Below is a complete list of poems in this collection. According to this list, there are 53 titled poems, not 40 as the Morgan indicates. Also, the earliest dated poem in the manuscript is 1937, not 1940. Some of the poems appear more than once. The title is followed by the year of composition (month and day are listed if known). The number in parentheses following the title and year relates to how many times the poem appears in in this manuscript.
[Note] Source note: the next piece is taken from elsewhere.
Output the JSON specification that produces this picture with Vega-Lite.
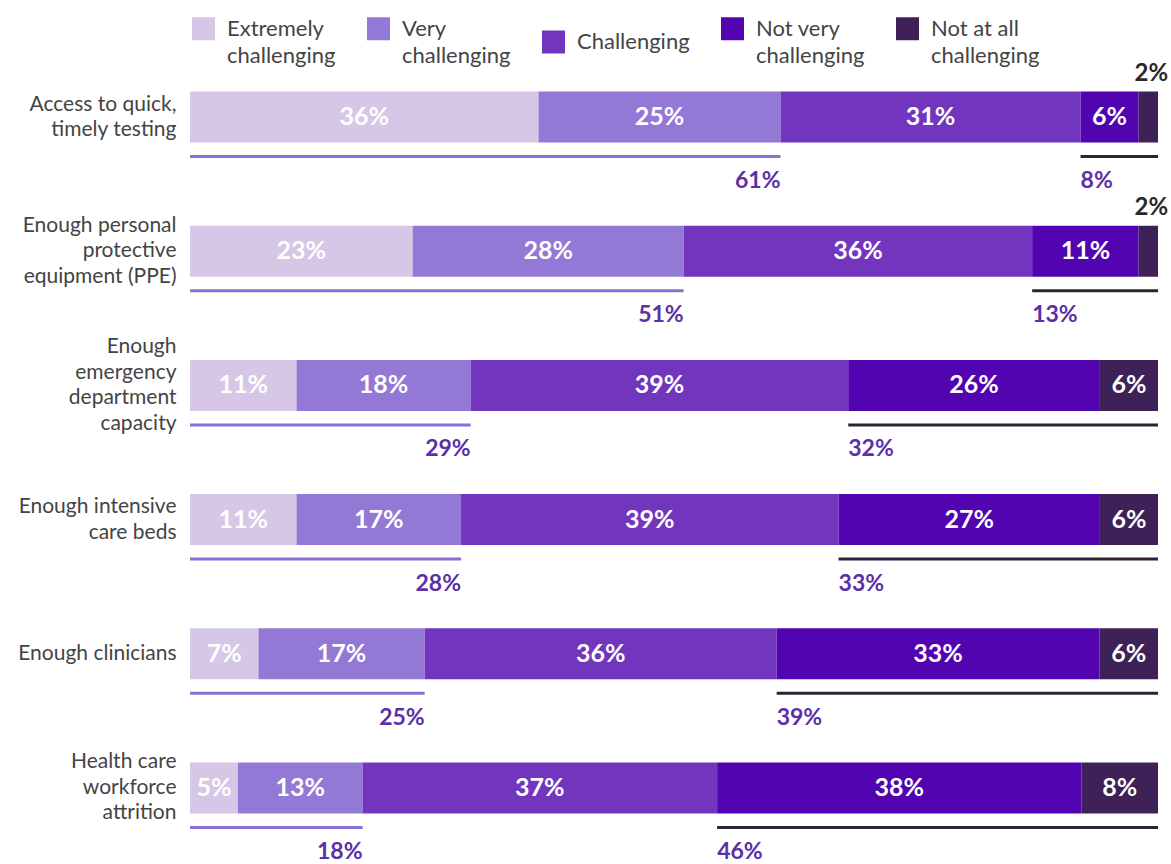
{
  "$schema": "https://vega.github.io/schema/vega-lite/v6.json",
  "width": 968,
  "height": 805,
  "autosize": {"type": "none"},
  "padding": {"left": 190, "top": 50, "right": 13, "bottom": 9},
  "background": "white",
  "config": {
    "view": {"stroke": null},
    "font": "Lato",
    "text": {"font": "Lato"},
    "style": {"guide-label": {"lineHeight": 27}}
  },
  "datasets": {
    "seg": [
      {"c": "Access to quick,\ntimely testing", "s": "Extremely challenging", "r": 1, "v": 0.36, "g": "low", "t": 0.61},
      {"c": "Access to quick,\ntimely testing", "s": "Very challenging", "r": 2, "v": 0.25, "g": "low", "t": 0.61},
      {"c": "Access to quick,\ntimely testing", "s": "Challenging", "r": 3, "v": 0.31, "g": "mid", "t": null},
      {"c": "Access to quick,\ntimely testing", "s": "Not very challenging", "r": 4, "v": 0.06, "g": "high", "t": 0.08},
      {"c": "Access to quick,\ntimely testing", "s": "Not at all challenging", "r": 5, "v": 0.02, "g": "high", "t": 0.08},
      {"c": "Enough personal\nprotective\nequipment (PPE)", "s": "Extremely challenging", "r": 1, "v": 0.23, "g": "low", "t": 0.51},
      {"c": "Enough personal\nprotective\nequipment (PPE)", "s": "Very challenging", "r": 2, "v": 0.28, "g": "low", "t": 0.51},
      {"c": "Enough personal\nprotective\nequipment (PPE)", "s": "Challenging", "r": 3, "v": 0.36, "g": "mid", "t": null},
      {"c": "Enough personal\nprotective\nequipment (PPE)", "s": "Not very challenging", "r": 4, "v": 0.11, "g": "high", "t": 0.13},
      {"c": "Enough personal\nprotective\nequipment (PPE)", "s": "Not at all challenging", "r": 5, "v": 0.02, "g": "high", "t": 0.13},
      {"c": "Enough\nemergency\ndepartment\ncapacity", "s": "Extremely challenging", "r": 1, "v": 0.11, "g": "low", "t": 0.29},
      {"c": "Enough\nemergency\ndepartment\ncapacity", "s": "Very challenging", "r": 2, "v": 0.18, "g": "low", "t": 0.29},
      {"c": "Enough\nemergency\ndepartment\ncapacity", "s": "Challenging", "r": 3, "v": 0.39, "g": "mid", "t": null},
      {"c": "Enough\nemergency\ndepartment\ncapacity", "s": "Not very challenging", "r": 4, "v": 0.26, "g": "high", "t": 0.32},
      {"c": "Enough\nemergency\ndepartment\ncapacity", "s": "Not at all challenging", "r": 5, "v": 0.06, "g": "high", "t": 0.32},
      {"c": "Enough intensive\ncare beds", "s": "Extremely challenging", "r": 1, "v": 0.11, "g": "low", "t": 0.28},
      {"c": "Enough intensive\ncare beds", "s": "Very challenging", "r": 2, "v": 0.17, "g": "low", "t": 0.28},
      {"c": "Enough intensive\ncare beds", "s": "Challenging", "r": 3, "v": 0.39, "g": "mid", "t": null},
      {"c": "Enough intensive\ncare beds", "s": "Not very challenging", "r": 4, "v": 0.27, "g": "high", "t": 0.33},
      {"c": "Enough intensive\ncare beds", "s": "Not at all challenging", "r": 5, "v": 0.06, "g": "high", "t": 0.33},
      {"c": "Enough clinicians", "s": "Extremely challenging", "r": 1, "v": 0.07, "g": "low", "t": 0.25},
      {"c": "Enough clinicians", "s": "Very challenging", "r": 2, "v": 0.17, "g": "low", "t": 0.25},
      {"c": "Enough clinicians", "s": "Challenging", "r": 3, "v": 0.36, "g": "mid", "t": null},
      {"c": "Enough clinicians", "s": "Not very challenging", "r": 4, "v": 0.33, "g": "high", "t": 0.39},
      {"c": "Enough clinicians", "s": "Not at all challenging", "r": 5, "v": 0.06, "g": "high", "t": 0.39},
      {"c": "Health care\nworkforce\nattrition", "s": "Extremely challenging", "r": 1, "v": 0.05, "g": "low", "t": 0.18},
      {"c": "Health care\nworkforce\nattrition", "s": "Very challenging", "r": 2, "v": 0.13, "g": "low", "t": 0.18},
      {"c": "Health care\nworkforce\nattrition", "s": "Challenging", "r": 3, "v": 0.37, "g": "mid", "t": null},
      {"c": "Health care\nworkforce\nattrition", "s": "Not very challenging", "r": 4, "v": 0.38, "g": "high", "t": 0.46},
      {"c": "Health care\nworkforce\nattrition", "s": "Not at all challenging", "r": 5, "v": 0.08, "g": "high", "t": 0.46}
    ]
  },
  "data": {"name": "seg"},
  "encoding": {
    "y": {
      "field": "c",
      "type": "nominal",
      "title": null,
      "sort": [
        "Access to quick,\ntimely testing",
        "Enough personal\nprotective\nequipment (PPE)",
        "Enough\nemergency\ndepartment\ncapacity",
        "Enough intensive\ncare beds",
        "Enough clinicians",
        "Health care\nworkforce\nattrition"
      ],
      "scale": {"paddingInner": 0, "paddingOuter": 0},
      "axis": {
        "domain": false,
        "ticks": false,
        "labelPadding": 14,
        "labelFont": "Lato",
        "labelFontSize": 21,
        "labelColor": "#444444",
        "labelLineHeight": 25.5,
        "labelLimit": 300,
        "labelOffset": {
          "condition": [
            {"test": "length(split(datum.value, '\\n')) == 4", "value": -38},
            {"test": "length(split(datum.value, '\\n')) == 3", "value": -25.5},
            {"test": "length(split(datum.value, '\\n')) == 2", "value": -12.5}
          ],
          "value": 0
        },
        "labelExpr": "split(datum.label, '\\n')"
      }
    }
  },
  "layer": [
    {
      "mark": {"type": "bar", "height": {"band": 0.38}},
      "encoding": {
        "x": {"field": "v", "type": "quantitative", "stack": "normalize", "scale": {"domain": [0, 1], "nice": false}, "axis": null},
        "color": {
          "field": "s",
          "type": "nominal",
          "scale": {
            "domain": ["Extremely challenging", "Very challenging", "Challenging", "Not very challenging", "Not at all challenging"],
            "range": ["#d6c7e6", "#9379d5", "#7236be", "#5104b0", "#3e2156"]
          },
          "legend": {
            "orient": "none",
            "legendX": 2,
            "legendY": -33,
            "direction": "horizontal",
            "columns": 5,
            "title": null,
            "padding": 0,
            "symbolType": "square",
            "symbolSize": 529,
            "symbolStrokeWidth": 0,
            "labelFont": "Lato",
            "labelFontSize": 22,
            "labelColor": "#444444",
            "labelOffset": 12,
            "labelLimit": 300,
            "columnPadding": 31,
            "labelExpr": "split(replace(datum.label, ' challenging', '\\nchallenging'), '\\n')"
          }
        },
        "order": {"field": "r", "type": "quantitative"}
      }
    },
    {
      "transform": [
        {"stack": "v", "groupby": ["c"], "sort": [{"field": "r", "order": "ascending"}], "offset": "normalize", "as": ["x0", "x1"]},
        {"filter": "datum.v > 0.03"},
        {"fold": ["x0", "x1"], "as": ["k", "p"]},
        {"aggregate": [{"op": "mean", "field": "p", "as": "mid"}], "groupby": ["c", "r", "v"]}
      ],
      "mark": {"type": "text", "color": "white", "fontSize": 25, "fontWeight": "bold", "align": "center", "baseline": "middle"},
      "encoding": {
        "x": {"field": "mid", "type": "quantitative"},
        "text": {"field": "v", "type": "quantitative", "format": ".0%"}
      }
    },
    {
      "transform": [
        {"stack": "v", "groupby": ["c"], "sort": [{"field": "r", "order": "ascending"}], "offset": "normalize", "as": ["x0", "x1"]},
        {"filter": "datum.v <= 0.03"},
        {"fold": ["x0", "x1"], "as": ["k", "p"]},
        {"aggregate": [{"op": "mean", "field": "p", "as": "mid"}], "groupby": ["c", "r", "v"]}
      ],
      "mark": {"type": "text", "color": "#2a2a2a", "fontSize": 24, "fontWeight": "bold", "align": "center", "baseline": "middle", "dx": 3, "yOffset": -43},
      "encoding": {
        "x": {"field": "mid", "type": "quantitative"},
        "text": {"field": "v", "type": "quantitative", "format": ".0%"}
      }
    },
    {
      "transform": [
        {"stack": "v", "groupby": ["c"], "sort": [{"field": "r", "order": "ascending"}], "offset": "normalize", "as": ["x0", "x1"]},
        {"filter": "datum.g != 'mid'"},
        {"aggregate": [{"op": "min", "field": "x0", "as": "lo"}, {"op": "max", "field": "x1", "as": "hi"}], "groupby": ["c", "g", "t"]}
      ],
      "layer": [
        {
          "mark": {"type": "rule", "strokeWidth": 3, "yOffset": 39.5},
          "encoding": {
            "x": {"field": "lo", "type": "quantitative"},
            "x2": {"field": "hi"},
            "stroke": {"condition": {"test": "datum.g == 'low'", "value": "#8a6fd6"}, "value": "#2c2335"}
          }
        },
        {
          "transform": [{"filter": "datum.g == 'low'"}],
          "mark": {"type": "text", "color": "#5b2fa6", "fontSize": 23, "fontWeight": "bold", "align": "right", "baseline": "middle", "yOffset": 64},
          "encoding": {
            "x": {"field": "hi", "type": "quantitative"},
            "text": {"field": "t", "type": "quantitative", "format": ".0%"}
          }
        },
        {
          "transform": [{"filter": "datum.g == 'high'"}],
          "mark": {"type": "text", "color": "#5b2fa6", "fontSize": 23, "fontWeight": "bold", "align": "left", "baseline": "middle", "yOffset": 64},
          "encoding": {
            "x": {"field": "lo", "type": "quantitative"},
            "text": {"field": "t", "type": "quantitative", "format": ".0%"}
          }
        }
      ]
    }
  ]
}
  • "A stately pine tree silhouetted", undated
  • A Wish Upon a Star, 1944
  • Angelic Girls, 1943, (2)
  • Apple Blossoms, 1943
  • Christmas, 1942 (2)
  • Dreams, 1945, (2)
  • Enchantment, 1945
  • Fairy Wonders, 1943
  • Farewell to Flash, 1945
  • Halloween, 1944, (2)
  • Invitation to Cove, 1945
  • King of the Ice, 1945
  • March, 1945, (2)
  • Marcia and Sylvia, 1943, (2)
  • My Grandfather's Birthday, 1943
  • My Grandmother, 1943
  • My House, 1941, (2)
  • My Mother and I, 1940, (2)
  • My Teaparty, 1942, (2)
  • Odds and Ends, 1943
  • Pearls of Dew (a chant), 1940, (2)
  • Snow, 1940, (3)
  • Spring, 1944, (2)
  • The Home of Straying Blossoms, 1944
  • The Little New Year, 1944
  • Thoughts, 1937
  • Invitation to our Camp Nurse, 1945
  • Camp Helen Storrow, 1945
  • Awake!, 1945
  • Birthay [sic.] Greeting to Mother, 1945
  • Rain, 1945,
  • Betsy and Sylvia, 1945
  • The Spring Parade, 1945
  • The Lake, 1946
  • The Fairy Scarf, 1945, (2)
  • The Wind, 1945
  • Mornings of Mist, 1946
  • A Winter Sunset, undated
  • Simplicity, 1946
  • A Golden Afternoon, 1946
  • Silver Thread, undated
  • A-a-choooo, undated
  • Dover, undated
  • A Poem, undated
  • Recess, undated
  • A Ballet Dancer, undated
  • The sunrise, undated

In addition, many of the pages have incredible illustrations by Plath. These illustrations demonstrate that initially Plath was a far superior artist than writer. This was also evident in the "Eye Rhymes" exhibit held at Indiana University in 2002.

These are truly juvenile poems; unlike many of those selected for inclusion to the "Juvenilia" section at the back of Plath's Collected Poems. Many deal with fairies, nature, the weather/seasons, holidays, friends and family. Plath's first published poem, printed in the Sunday Boston Herald on 10 August 1941, under the title "Poem", is a part of this collection. It is in the second stanza of a poem entitled "My House".

A number of these poems are familiar to me. The Lilly Library holds some of them in their Plath collection and it is possible that Smith College has some of them as well. The poem "The Home of Straying Blossoms" is also known under the title "In the Corner of My Garden". (This poem appears in full in my 2004 biography, Sylvia Plath.) Additionally, Plath published a number of these poems her junior high school (named for Alice L. Phillips) and high school (named for Gamaliel Bradford) newspapers, the Phillipian and the Bradford.

Unfortunately it is a copy from microfilm so I cannot see the colors Plath used in her illustrations. Having seen the illustrations in her mid-to-late 1940s journals at the Lilly Library, I am looking forward to any excuse to go to New York City to see them.